# Start of DATASET EXCERPT

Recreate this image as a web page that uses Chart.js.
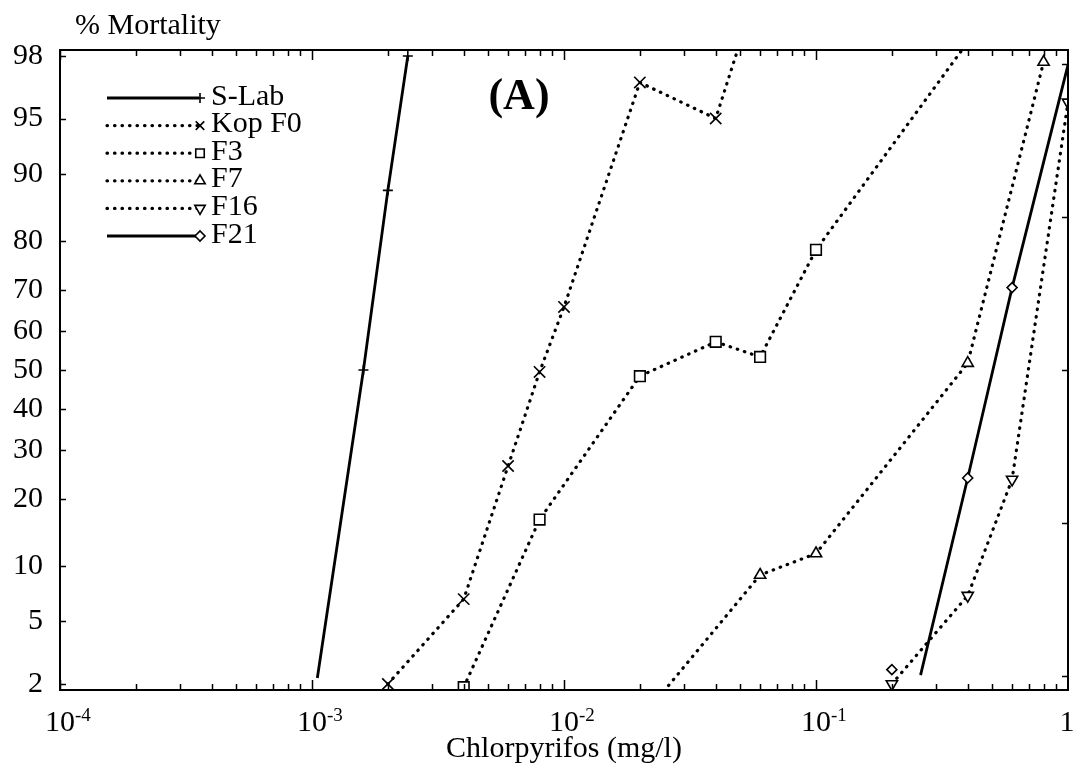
<!DOCTYPE html>
<html>
<head>
<meta charset="utf-8">
<script src="https://cdn.jsdelivr.net/npm/chart.js@4.4.0/dist/chart.umd.min.js"></script>
<style>
  html, body { margin: 0; padding: 0; background: #fff; }
  #wrap { width: 1074px; height: 781px; }
</style>
</head>
<body>
<div id="wrap"><canvas id="myChart" width="1074" height="781"></canvas></div>
<script>
// dose (mg/l) and % mortality
const sLabDose = [0.00105, 0.0016, 0.002, 0.0024];
const sLabMort = [2.2, 50, 88, 98];

const kopF0Dose = [0.002, 0.004, 0.006, 0.008, 0.01, 0.02, 0.04, 0.05];
const kopF0Mort = [2, 6.7, 26.5, 49.5, 66, 97, 95, 98.4];

const f3Dose = [0.004, 0.008, 0.02, 0.04, 0.06, 0.1, 0.4];
const f3Mort = [1.9, 16.4, 48.4, 57.3, 53.4, 78.4, 98.4];

const f7Dose = [0.02, 0.06, 0.1, 0.4, 0.8];
const f7Mort = [1.1, 9, 11.5, 51.8, 97.8];

const f16Dose = [0.2, 0.4, 0.6, 1];
const f16Mort = [2, 7, 23.7, 96];

const f21Dose = [0.2, 0.26, 0.4, 0.6, 1];
const f21Mort = [2.5, 2.3, 24, 70.5, 97.7];

const xTickExps = [-4, -3, -2, -1, 0];
const yTickPercents = [2, 5, 10, 20, 30, 40, 50, 60, 70, 80, 90, 95, 98];
const rightTickProbits = [-2, -1, 0, 1, 2];

const serif = "'Liberation Serif', 'Times New Roman', serif";
Chart.defaults.font.family = serif;
Chart.defaults.color = '#000';

// inverse normal cdf (Acklam), used for the probit mortality axis
function probit(p) {
  const a = [-3.969683028665376e+01, 2.209460984245205e+02, -2.759285104469687e+02, 1.383577518672690e+02, -3.066479806614716e+01, 2.506628277459239e+00];
  const b = [-5.447609879822406e+01, 1.615858368580409e+02, -1.556989798598866e+02, 6.680131188771972e+01, -1.328068155288572e+01];
  const c = [-7.784894002430293e-03, -3.223964580411365e-01, -2.400758277161838e+00, -2.549671411944880e+00, 4.374664141464968e+00, 2.938163982698783e+00];
  const d = [7.784695709041462e-03, 3.224671290700398e-01, 2.445134137142996e+00, 3.754408661907416e+00];
  const pl = 0.02425;
  let q, r;
  if (p < pl) {
    q = Math.sqrt(-2 * Math.log(p));
    return (((((c[0]*q+c[1])*q+c[2])*q+c[3])*q+c[4])*q+c[5]) / ((((d[0]*q+d[1])*q+d[2])*q+d[3])*q+1);
  }
  if (p > 1 - pl) {
    q = Math.sqrt(-2 * Math.log(1 - p));
    return -(((((c[0]*q+c[1])*q+c[2])*q+c[3])*q+c[4])*q+c[5]) / ((((d[0]*q+d[1])*q+d[2])*q+d[3])*q+1);
  }
  q = p - 0.5; r = q * q;
  return (((((a[0]*r+a[1])*r+a[2])*r+a[3])*r+a[4])*r+a[5])*q / (((((b[0]*r+b[1])*r+b[2])*r+b[3])*r+b[4])*r+1);
}

function toPoints(doses, morts) {
  return doses.map((dose, i) => ({ x: dose, y: probit(morts[i] / 100) }));
}

const dotted = [0.5, 7];

function series(label, points, opts) {
  return Object.assign({
    label: label,
    data: points,
    showLine: true,
    borderColor: '#000',
    borderWidth: 3.2,
    borderDash: dotted,
    borderCapStyle: 'round',
    pointBorderColor: '#000',
    pointBackgroundColor: '#fff',
    pointBorderWidth: 1.6,
    tension: 0,
    fill: false
  }, opts);
}

const datasets = [
  series('S-Lab', toPoints(sLabDose, sLabMort), { borderDash: [], borderWidth: 2.8, borderCapStyle: 'butt', pointStyle: 'cross', pointRadius: [0, 5, 5, 5] }),
  series('Kop F0', toPoints(kopF0Dose, kopF0Mort), { pointStyle: 'crossRot', pointRadius: 8 }),
  series('F3', toPoints(f3Dose, f3Mort), { pointStyle: 'rect', pointRadius: 7.5 }),
  series('F7', toPoints(f7Dose, f7Mort), { pointStyle: 'triangle', pointRadius: 6.5 }),
  series('F16', toPoints(f16Dose, f16Mort), { pointStyle: 'triangle', pointRotation: 180, pointRadius: 6.5 }),
  series('F21', toPoints(f21Dose, f21Mort), {
    borderDash: [], borderWidth: 2.8, borderCapStyle: 'butt', pointStyle: 'rectRot', pointRadius: [5, 0, 5, 5, 0],
    segment: { borderColor: ctx => ctx.p0DataIndex === 0 ? 'rgba(0,0,0,0)' : undefined }
  })
];

const axisDecor = {
  id: 'axisDecor',
  afterDraw(chart) {
    const { ctx, chartArea: a, scales: { x, y } } = chart;
    ctx.save();

    // frame
    ctx.strokeStyle = '#000';
    ctx.lineWidth = 2;
    ctx.strokeRect(a.left, a.top, a.right - a.left, a.bottom - a.top);

    // inward ticks
    ctx.lineWidth = 1.5;
    ctx.beginPath();
    for (let e = -4; e < 0; e++) {
      for (let m = 1; m <= 9; m++) {
        const px = Math.round(x.getPixelForValue(m * Math.pow(10, e))) + 0.5;
        const len = m === 1 ? 10 : 6;
        ctx.moveTo(px, a.bottom); ctx.lineTo(px, a.bottom - len);
        ctx.moveTo(px, a.top); ctx.lineTo(px, a.top + len);
      }
    }
    yTickPercents.forEach(p => {
      const py = Math.round(y.getPixelForValue(probit(p / 100))) + 0.5;
      ctx.moveTo(a.left, py); ctx.lineTo(a.left + 6, py);
    });
    rightTickProbits.forEach(z => {
      const py = Math.round(y.getPixelForValue(z)) + 0.5;
      ctx.moveTo(a.right, py); ctx.lineTo(a.right - 6, py);
    });
    ctx.stroke();

    // x tick labels with superscript exponents
    ctx.fillStyle = '#000';
    ctx.textBaseline = 'alphabetic';
    xTickExps.forEach(e => {
      const px = x.getPixelForValue(Math.pow(10, e));
      ctx.font = '30px ' + serif;
      ctx.textAlign = 'center';
      if (e === 0) {
        ctx.fillText('1', px - 1, a.bottom + 41);
        return;
      }
      ctx.fillText('10', px, a.bottom + 41);
      const w = ctx.measureText('10').width;
      ctx.font = '19px ' + serif;
      ctx.textAlign = 'left';
      ctx.fillText('-' + Math.abs(e), px + w / 2, a.bottom + 31);
    });

    // axis caption and panel letter
    ctx.font = '30px ' + serif;
    ctx.textAlign = 'left';
    ctx.fillText('% Mortality', 75, 34);
    ctx.font = 'bold 44px ' + serif;
    ctx.textAlign = 'center';
    ctx.fillText('(A)', 519, 109);

    // legend: line sample with marker at its right end
    chart.data.datasets.forEach((ds, i) => {
      const rowY = 98 + i * 27.6;
      ctx.save();
      ctx.strokeStyle = '#000';
      ctx.lineWidth = ds.borderWidth;
      ctx.lineCap = ds.borderCapStyle;
      ctx.setLineDash(ds.borderDash);
      ctx.beginPath();
      ctx.moveTo(107, rowY);
      ctx.lineTo(199, rowY);
      ctx.stroke();
      ctx.restore();

      ctx.save();
      ctx.strokeStyle = '#000';
      ctx.fillStyle = '#fff';
      ctx.lineWidth = 1.6;
      const r = Array.isArray(ds.pointRadius) ? Math.max(...ds.pointRadius) : ds.pointRadius;
      Chart.helpers.drawPoint(ctx, {
        pointStyle: ds.pointStyle,
        radius: Math.min(r, 6),
        rotation: ds.pointRotation || 0,
        borderWidth: 1.6
      }, 200, rowY);
      ctx.restore();

      ctx.font = '30px ' + serif;
      ctx.textAlign = 'left';
      ctx.textBaseline = 'alphabetic';
      ctx.fillStyle = '#000';
      ctx.fillText(ds.label, 211, rowY + 6.5);
    });

    ctx.restore();
  }
};

new Chart(document.getElementById('myChart'), {
  type: 'line',
  data: { datasets },
  options: {
    responsive: false,
    animation: false,
    events: [],
    layout: { autoPadding: false, padding: { top: 50, right: 6, left: 0, bottom: 0 } },
    plugins: { legend: { display: false }, tooltip: { enabled: false } },
    scales: {
      x: {
        type: 'logarithmic',
        min: 1e-4,
        max: 1,
        afterBuildTicks: s => { s.ticks = xTickExps.map(e => ({ value: Math.pow(10, e) })); },
        afterFit: s => { s.height = 91; },
        ticks: { display: false },
        grid: { display: false, drawTicks: false },
        border: { display: false },
        title: {
          display: true,
          text: 'Chlorpyrifos (mg/l)',
          font: { size: 30, family: serif },
          color: '#000',
          padding: { top: 0, bottom: 14 }
        }
      },
      y: {
        type: 'linear',
        min: -2.093,
        max: 2.093,
        afterBuildTicks: s => { s.ticks = yTickPercents.map(p => ({ value: probit(p / 100) })); },
        afterFit: s => { s.width = 60; },
        ticks: {
          autoSkip: false,
          padding: 17,
          font: { size: 30, family: serif },
          color: '#000',
          callback: (v, i) => String(yTickPercents[i])
        },
        grid: { display: false, drawTicks: false },
        border: { display: false }
      }
    }
  },
  plugins: [axisDecor]
});
</script>
</body>
</html>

# End of DATASET EXCERPT

**SET EXERCISE**
Each line from the top of the material through the line containing "Chart.defaults.color = '#000';" should be reproduced exactly; please drop any images.

**SOLUTION TO THE EXERCISE**
Recreate this image as a web page that uses Chart.js.
<!DOCTYPE html>
<html>
<head>
<meta charset="utf-8">
<script src="https://cdn.jsdelivr.net/npm/chart.js@4.4.0/dist/chart.umd.min.js"></script>
<style>
  html, body { margin: 0; padding: 0; background: #fff; }
  #wrap { width: 1074px; height: 781px; }
</style>
</head>
<body>
<div id="wrap"><canvas id="myChart" width="1074" height="781"></canvas></div>
<script>
// dose (mg/l) and % mortality
const sLabDose = [0.00105, 0.0016, 0.002, 0.0024];
const sLabMort = [2.2, 50, 88, 98];

const kopF0Dose = [0.002, 0.004, 0.006, 0.008, 0.01, 0.02, 0.04, 0.05];
const kopF0Mort = [2, 6.7, 26.5, 49.5, 66, 97, 95, 98.4];

const f3Dose = [0.004, 0.008, 0.02, 0.04, 0.06, 0.1, 0.4];
const f3Mort = [1.9, 16.4, 48.4, 57.3, 53.4, 78.4, 98.4];

const f7Dose = [0.02, 0.06, 0.1, 0.4, 0.8];
const f7Mort = [1.1, 9, 11.5, 51.8, 97.8];

const f16Dose = [0.2, 0.4, 0.6, 1];
const f16Mort = [2, 7, 23.7, 96];

const f21Dose = [0.2, 0.26, 0.4, 0.6, 1];
const f21Mort = [2.5, 2.3, 24, 70.5, 97.7];

const xTickExps = [-4, -3, -2, -1, 0];
const yTickPercents = [2, 5, 10, 20, 30, 40, 50, 60, 70, 80, 90, 95, 98];
const rightTickProbits = [-2, -1, 0, 1, 2];

const serif = "'Liberation Serif', 'Times New Roman', serif";
Chart.defaults.font.family = serif;
Chart.defaults.color = '#000';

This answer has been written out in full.